| EXERCISE OBJECTIVE |
Whenever a line below holds the word "this", copy that line.

| PROVIDED INFORMATION |
+++

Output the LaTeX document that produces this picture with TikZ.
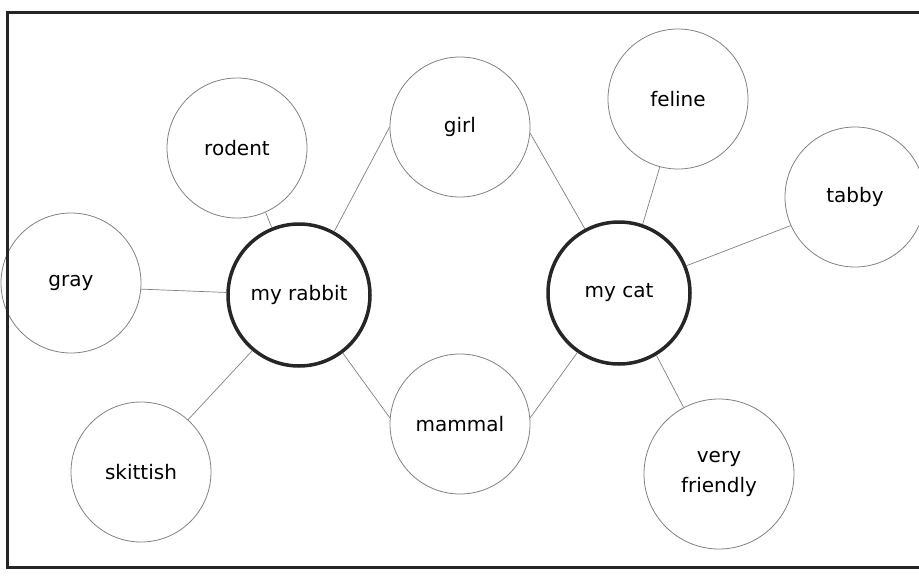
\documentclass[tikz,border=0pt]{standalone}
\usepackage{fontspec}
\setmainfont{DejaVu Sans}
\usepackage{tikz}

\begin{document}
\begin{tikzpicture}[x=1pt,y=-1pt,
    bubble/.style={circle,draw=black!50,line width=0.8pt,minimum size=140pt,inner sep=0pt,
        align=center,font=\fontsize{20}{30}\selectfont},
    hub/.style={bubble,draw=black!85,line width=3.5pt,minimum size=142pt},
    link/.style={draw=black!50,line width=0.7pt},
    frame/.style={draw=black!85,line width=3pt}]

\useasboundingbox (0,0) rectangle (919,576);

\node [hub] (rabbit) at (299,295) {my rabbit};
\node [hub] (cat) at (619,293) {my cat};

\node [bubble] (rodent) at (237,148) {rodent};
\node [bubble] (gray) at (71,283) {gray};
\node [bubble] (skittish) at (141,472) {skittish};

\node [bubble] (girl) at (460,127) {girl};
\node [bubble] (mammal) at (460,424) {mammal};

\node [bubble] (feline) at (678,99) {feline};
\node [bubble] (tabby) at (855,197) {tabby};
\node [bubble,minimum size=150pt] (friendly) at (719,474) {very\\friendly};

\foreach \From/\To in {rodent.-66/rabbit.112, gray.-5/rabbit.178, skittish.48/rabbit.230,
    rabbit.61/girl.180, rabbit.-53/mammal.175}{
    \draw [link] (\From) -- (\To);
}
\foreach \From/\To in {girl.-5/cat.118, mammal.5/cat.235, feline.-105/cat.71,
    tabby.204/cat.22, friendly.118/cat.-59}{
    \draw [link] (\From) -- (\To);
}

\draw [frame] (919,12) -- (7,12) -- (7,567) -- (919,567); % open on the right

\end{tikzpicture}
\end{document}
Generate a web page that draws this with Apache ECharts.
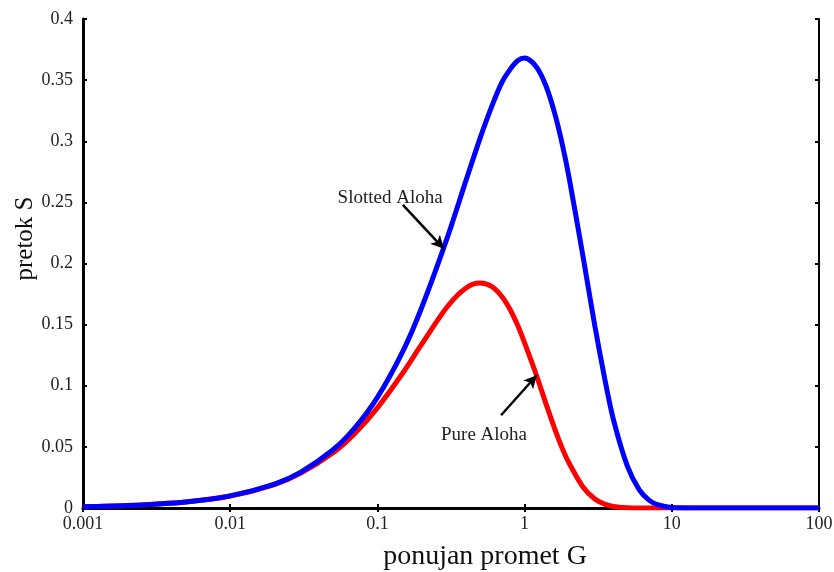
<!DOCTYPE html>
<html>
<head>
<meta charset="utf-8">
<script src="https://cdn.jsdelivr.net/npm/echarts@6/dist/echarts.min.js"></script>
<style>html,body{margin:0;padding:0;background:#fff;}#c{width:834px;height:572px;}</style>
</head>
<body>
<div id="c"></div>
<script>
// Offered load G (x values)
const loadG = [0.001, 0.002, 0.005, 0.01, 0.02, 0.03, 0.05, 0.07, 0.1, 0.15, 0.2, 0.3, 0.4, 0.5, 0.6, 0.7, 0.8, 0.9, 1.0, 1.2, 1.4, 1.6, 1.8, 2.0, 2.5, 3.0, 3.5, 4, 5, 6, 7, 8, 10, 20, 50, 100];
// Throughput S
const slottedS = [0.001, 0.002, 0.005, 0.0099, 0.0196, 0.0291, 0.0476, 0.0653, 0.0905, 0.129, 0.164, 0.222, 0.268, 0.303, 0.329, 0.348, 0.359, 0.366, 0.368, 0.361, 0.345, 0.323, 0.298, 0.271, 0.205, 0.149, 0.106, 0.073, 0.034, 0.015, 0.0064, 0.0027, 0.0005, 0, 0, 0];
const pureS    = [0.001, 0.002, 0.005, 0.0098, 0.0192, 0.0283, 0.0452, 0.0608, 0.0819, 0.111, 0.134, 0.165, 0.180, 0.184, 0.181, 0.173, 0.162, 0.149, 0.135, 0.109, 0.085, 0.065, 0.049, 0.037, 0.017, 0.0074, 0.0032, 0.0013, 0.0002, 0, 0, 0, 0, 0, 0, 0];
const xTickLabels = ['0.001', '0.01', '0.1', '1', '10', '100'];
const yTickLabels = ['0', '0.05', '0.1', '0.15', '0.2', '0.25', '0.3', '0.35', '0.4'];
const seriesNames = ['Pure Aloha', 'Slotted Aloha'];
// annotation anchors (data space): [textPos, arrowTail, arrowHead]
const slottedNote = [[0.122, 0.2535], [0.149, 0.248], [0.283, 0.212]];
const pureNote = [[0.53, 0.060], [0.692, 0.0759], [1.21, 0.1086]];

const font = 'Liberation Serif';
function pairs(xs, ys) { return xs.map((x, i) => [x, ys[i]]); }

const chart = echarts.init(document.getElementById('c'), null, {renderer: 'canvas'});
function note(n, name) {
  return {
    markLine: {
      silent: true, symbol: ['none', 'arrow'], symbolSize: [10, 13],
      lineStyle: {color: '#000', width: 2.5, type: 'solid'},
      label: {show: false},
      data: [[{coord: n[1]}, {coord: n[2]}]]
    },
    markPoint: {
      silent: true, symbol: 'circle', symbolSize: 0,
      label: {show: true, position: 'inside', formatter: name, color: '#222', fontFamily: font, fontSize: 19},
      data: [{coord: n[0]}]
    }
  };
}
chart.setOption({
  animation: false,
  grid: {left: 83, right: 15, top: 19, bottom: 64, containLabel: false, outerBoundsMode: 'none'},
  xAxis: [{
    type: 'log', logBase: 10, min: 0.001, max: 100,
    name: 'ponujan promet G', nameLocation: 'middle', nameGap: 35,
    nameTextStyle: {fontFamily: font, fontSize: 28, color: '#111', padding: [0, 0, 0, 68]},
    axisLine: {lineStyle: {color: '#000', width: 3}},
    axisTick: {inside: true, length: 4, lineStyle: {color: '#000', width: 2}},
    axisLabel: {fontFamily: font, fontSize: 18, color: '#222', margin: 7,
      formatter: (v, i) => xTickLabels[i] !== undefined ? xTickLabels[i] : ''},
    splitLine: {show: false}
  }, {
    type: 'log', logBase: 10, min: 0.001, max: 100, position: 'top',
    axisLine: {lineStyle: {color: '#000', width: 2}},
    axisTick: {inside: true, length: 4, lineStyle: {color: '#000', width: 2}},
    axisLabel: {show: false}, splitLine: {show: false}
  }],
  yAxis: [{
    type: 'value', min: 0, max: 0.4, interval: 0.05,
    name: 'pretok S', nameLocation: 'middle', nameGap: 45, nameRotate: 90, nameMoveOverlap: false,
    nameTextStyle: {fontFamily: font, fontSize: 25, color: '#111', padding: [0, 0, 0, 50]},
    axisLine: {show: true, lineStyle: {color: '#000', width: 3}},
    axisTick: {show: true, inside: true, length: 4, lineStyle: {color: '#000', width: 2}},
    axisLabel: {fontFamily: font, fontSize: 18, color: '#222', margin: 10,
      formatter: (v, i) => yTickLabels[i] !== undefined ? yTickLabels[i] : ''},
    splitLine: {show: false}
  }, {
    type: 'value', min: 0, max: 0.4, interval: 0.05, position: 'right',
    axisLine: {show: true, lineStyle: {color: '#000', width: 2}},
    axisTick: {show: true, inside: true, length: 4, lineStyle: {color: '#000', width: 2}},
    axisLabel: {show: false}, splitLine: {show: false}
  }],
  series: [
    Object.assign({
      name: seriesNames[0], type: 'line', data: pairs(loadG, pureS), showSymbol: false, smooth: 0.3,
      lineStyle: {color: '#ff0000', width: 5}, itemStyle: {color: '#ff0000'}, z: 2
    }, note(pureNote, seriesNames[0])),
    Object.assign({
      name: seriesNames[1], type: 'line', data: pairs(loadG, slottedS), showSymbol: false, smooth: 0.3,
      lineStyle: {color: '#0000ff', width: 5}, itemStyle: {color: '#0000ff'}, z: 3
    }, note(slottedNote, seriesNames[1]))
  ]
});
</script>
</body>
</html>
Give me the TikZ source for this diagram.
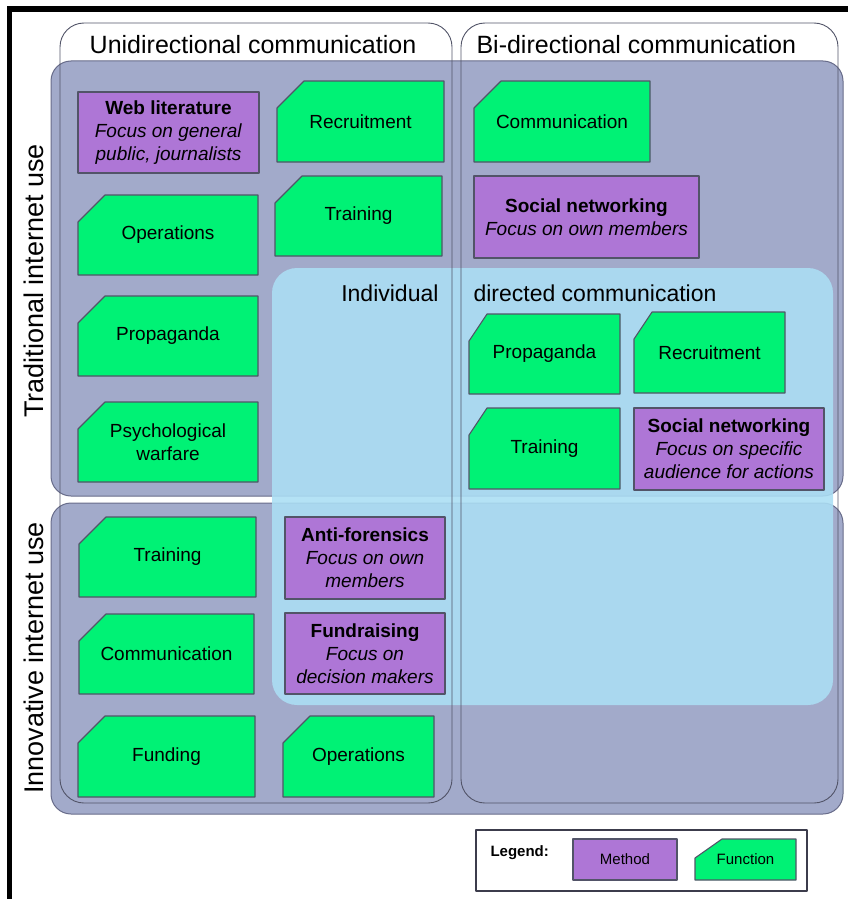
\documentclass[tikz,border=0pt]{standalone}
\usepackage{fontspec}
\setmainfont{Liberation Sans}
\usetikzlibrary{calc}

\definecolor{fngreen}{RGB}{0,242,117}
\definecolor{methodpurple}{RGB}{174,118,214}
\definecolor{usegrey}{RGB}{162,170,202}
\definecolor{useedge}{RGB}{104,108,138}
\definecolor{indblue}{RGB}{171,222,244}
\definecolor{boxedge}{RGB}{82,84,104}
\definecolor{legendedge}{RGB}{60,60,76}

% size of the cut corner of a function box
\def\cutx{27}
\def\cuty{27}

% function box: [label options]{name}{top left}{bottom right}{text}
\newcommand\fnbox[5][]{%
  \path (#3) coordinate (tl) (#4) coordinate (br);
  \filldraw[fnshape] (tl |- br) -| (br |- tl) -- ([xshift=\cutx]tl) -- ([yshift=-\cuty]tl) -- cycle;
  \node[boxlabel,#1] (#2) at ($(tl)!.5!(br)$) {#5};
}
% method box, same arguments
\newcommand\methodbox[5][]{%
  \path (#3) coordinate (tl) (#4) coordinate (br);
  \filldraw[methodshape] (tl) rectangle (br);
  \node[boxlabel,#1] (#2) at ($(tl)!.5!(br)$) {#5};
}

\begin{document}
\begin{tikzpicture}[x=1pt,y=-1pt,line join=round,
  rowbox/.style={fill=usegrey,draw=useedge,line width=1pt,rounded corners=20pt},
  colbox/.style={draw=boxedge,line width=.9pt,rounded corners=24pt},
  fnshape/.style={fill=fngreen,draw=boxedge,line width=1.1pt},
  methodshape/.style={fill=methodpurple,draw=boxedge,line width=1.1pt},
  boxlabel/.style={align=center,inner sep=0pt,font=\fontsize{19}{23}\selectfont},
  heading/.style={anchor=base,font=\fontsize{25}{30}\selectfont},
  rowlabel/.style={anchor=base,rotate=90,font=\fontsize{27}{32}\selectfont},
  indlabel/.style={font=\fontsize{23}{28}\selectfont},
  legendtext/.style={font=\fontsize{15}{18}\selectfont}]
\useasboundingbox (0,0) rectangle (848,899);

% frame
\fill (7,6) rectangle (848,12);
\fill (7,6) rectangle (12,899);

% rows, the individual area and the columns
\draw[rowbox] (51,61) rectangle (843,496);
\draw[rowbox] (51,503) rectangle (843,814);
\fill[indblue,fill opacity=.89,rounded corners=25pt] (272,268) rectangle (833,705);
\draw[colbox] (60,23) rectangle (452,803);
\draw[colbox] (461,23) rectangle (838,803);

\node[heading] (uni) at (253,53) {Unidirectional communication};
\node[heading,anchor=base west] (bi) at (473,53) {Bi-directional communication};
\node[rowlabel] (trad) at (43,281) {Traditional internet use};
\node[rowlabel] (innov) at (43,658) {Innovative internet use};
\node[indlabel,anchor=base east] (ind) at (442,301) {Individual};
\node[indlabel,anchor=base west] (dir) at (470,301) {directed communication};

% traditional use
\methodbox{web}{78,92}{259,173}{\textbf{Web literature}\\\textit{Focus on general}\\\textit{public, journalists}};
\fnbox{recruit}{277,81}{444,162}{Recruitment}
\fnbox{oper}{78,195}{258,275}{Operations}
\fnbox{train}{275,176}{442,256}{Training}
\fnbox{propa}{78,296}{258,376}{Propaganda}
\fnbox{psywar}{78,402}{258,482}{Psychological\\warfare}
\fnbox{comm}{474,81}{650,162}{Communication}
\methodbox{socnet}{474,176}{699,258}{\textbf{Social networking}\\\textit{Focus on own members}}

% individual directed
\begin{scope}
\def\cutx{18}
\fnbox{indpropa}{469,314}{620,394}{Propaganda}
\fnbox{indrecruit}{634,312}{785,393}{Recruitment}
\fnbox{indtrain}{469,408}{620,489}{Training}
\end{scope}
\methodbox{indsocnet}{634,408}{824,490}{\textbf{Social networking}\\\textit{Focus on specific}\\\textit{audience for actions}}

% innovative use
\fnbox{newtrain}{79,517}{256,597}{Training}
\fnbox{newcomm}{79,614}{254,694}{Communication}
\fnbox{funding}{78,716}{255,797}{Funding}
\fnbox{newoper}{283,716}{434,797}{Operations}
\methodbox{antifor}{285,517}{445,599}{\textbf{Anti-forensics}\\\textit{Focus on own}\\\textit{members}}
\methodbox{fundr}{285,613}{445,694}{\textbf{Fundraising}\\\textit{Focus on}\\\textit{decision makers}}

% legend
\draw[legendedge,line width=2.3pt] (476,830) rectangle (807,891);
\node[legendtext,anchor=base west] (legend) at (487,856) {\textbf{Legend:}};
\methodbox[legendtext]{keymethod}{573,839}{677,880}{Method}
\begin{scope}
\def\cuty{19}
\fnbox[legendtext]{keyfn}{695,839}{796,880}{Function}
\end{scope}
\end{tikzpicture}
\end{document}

+++

| COMPLETED TASK |
Output the LaTeX document that produces this picture with TikZ.
Generate a web page that draws this with Apache ECharts.
Give me the TikZ source for this diagram.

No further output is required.